From Inspiration Point the trail descends slightly into Cascade Canyon. At his point we had traveled 2.5-miles, the last hour in a snowstorm. As we entered the canyon the snow stopped and we were treated with sunshine for a brief time. A stream, Cascade Creek, runs the length of the canyon. The mountains to the south were tree covered and included the Grand Teton, Teewinot, and Mt. Owen. The mountains to the north of the canyon consisted of sheer craggy cliffs, with Symmetry Spire and the Jaw being the most significant peaks. The canyon trail was relatively level, gaining just 1,000 ft. of elevation over 4.5-miles, with a large share of that gain coming just prior to the fork.

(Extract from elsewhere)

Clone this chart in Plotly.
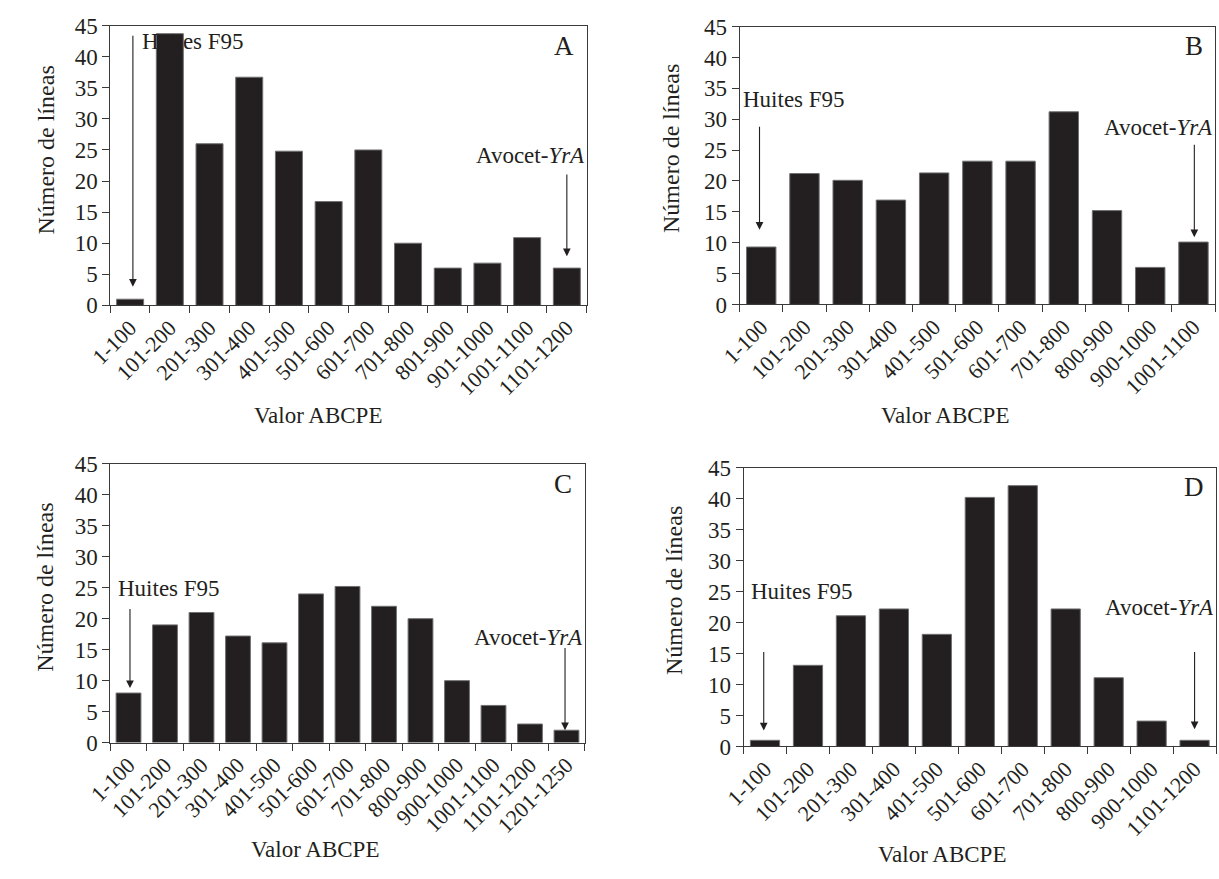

On and off throughout the day, we encountered snow at differing levels of intensity. We were stopping so often to take pictures that we couldn’t make any time so decided to dead-end it to the fork. The weather was really socking us in and we were concerned the snow and potential fog would trap us in the canyon, but we were determined to make our turnaround point. It took three hours and fifteen minutes to cover the seven-miles to the fork, where the trail splits into north and south loops going into other canyons. We rested at the foot of a bridge that spans Cascade Creek, about five-minutes from the fork. Here we changed into dry clothes, checked our feet for blisters, and ate what we had brought, getting ready for the return trip down the canyon to Jenny Lake. This break at the bridge lasted more than 30-minutes and the snow intensified as we rested.

We dead-ended back to Inspiration Point were we took more photos. Once we hit the lake trail it was academic that we would make it back to the car before nightfall. With a mile to go, I ‘hit the wall’, slowing my pace measurably, and sauntering back to the trailhead. Ice was blowing in off the lake as we took the final west-to-east leg of the lake trail, and it was almost dusk before we got back to our vehicle.

On the way out of GTNP we saw a large herd of elk just as the sun was setting. Several cars were pulled over enjoying the spectacle. Giving them a brief glance, we headed for the motel.